▶ [WRITTEN EXERCISE] Your task is to copy the listing exactly, with the pictures left out.
#####
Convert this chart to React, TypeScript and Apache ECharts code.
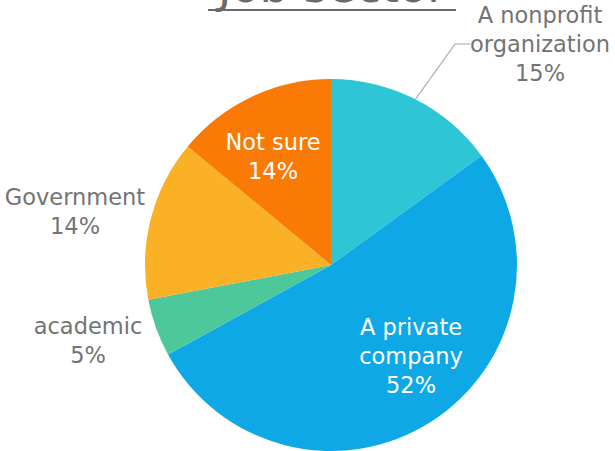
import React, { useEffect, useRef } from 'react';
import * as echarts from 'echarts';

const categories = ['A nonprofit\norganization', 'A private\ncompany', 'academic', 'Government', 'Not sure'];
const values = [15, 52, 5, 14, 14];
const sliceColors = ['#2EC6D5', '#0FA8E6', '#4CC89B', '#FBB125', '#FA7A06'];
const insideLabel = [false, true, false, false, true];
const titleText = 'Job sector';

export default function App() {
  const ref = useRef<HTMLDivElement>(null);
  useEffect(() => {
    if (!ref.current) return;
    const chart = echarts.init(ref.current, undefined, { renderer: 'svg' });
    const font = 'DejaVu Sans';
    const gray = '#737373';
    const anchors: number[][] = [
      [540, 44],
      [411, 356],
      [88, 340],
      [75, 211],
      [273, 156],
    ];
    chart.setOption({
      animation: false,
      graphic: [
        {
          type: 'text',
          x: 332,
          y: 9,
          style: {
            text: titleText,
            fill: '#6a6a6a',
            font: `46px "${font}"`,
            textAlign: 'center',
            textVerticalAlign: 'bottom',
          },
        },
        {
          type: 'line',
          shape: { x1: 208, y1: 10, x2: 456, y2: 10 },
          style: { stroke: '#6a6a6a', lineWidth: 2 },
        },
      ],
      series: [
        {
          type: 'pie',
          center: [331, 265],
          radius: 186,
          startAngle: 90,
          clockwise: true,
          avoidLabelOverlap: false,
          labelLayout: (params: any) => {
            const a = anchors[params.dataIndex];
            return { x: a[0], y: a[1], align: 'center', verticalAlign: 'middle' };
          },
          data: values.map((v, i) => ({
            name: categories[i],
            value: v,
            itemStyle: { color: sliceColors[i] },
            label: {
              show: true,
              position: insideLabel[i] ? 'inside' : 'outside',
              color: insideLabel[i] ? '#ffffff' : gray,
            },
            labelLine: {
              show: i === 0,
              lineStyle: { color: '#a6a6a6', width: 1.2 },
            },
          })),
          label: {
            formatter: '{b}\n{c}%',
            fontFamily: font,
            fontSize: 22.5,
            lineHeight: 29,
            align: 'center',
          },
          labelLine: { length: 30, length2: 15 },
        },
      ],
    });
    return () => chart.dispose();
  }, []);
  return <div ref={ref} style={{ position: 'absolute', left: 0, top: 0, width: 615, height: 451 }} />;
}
#####
▶ [WRITTEN ANSWER]
Convert this chart to React, TypeScript and Apache ECharts code.
import React, { useEffect, useRef } from 'react';
import * as echarts from 'echarts';

const categories = ['A nonprofit\norganization', 'A private\ncompany', 'academic', 'Government', 'Not sure'];
const values = [15, 52, 5, 14, 14];
const sliceColors = ['#2EC6D5', '#0FA8E6', '#4CC89B', '#FBB125', '#FA7A06'];
const insideLabel = [false, true, false, false, true];
const titleText = 'Job sector';

export default function App() {
  const ref = useRef<HTMLDivElement>(null);
  useEffect(() => {
    if (!ref.current) return;
    const chart = echarts.init(ref.current, undefined, { renderer: 'svg' });
    const font = 'DejaVu Sans';
    const gray = '#737373';
    const anchors: number[][] = [
      [540, 44],
      [411, 356],
      [88, 340],
      [75, 211],
      [273, 156],
    ];
    chart.setOption({
      animation: false,
      graphic: [
        {
          type: 'text',
          x: 332,
          y: 9,
          style: {
            text: titleText,
            fill: '#6a6a6a',
            font: `46px "${font}"`,
            textAlign: 'center',
            textVerticalAlign: 'bottom',
          },
        },
        {
          type: 'line',
          shape: { x1: 208, y1: 10, x2: 456, y2: 10 },
          style: { stroke: '#6a6a6a', lineWidth: 2 },
        },
      ],
      series: [
        {
          type: 'pie',
          center: [331, 265],
          radius: 186,
          startAngle: 90,
          clockwise: true,
          avoidLabelOverlap: false,
          labelLayout: (params: any) => {
            const a = anchors[params.dataIndex];
            return { x: a[0], y: a[1], align: 'center', verticalAlign: 'middle' };
          },
          data: values.map((v, i) => ({
            name: categories[i],
            value: v,
            itemStyle: { color: sliceColors[i] },
            label: {
              show: true,
              position: insideLabel[i] ? 'inside' : 'outside',
              color: insideLabel[i] ? '#ffffff' : gray,
            },
            labelLine: {
              show: i === 0,
              lineStyle: { color: '#a6a6a6', width: 1.2 },
            },
          })),
          label: {
            formatter: '{b}\n{c}%',
            fontFamily: font,
            fontSize: 22.5,
            lineHeight: 29,
            align: 'center',
          },
          labelLine: { length: 30, length2: 15 },
        },
      ],
    });
    return () => chart.dispose();
  }, []);
  return <div ref={ref} style={{ position: 'absolute', left: 0, top: 0, width: 615, height: 451 }} />;
}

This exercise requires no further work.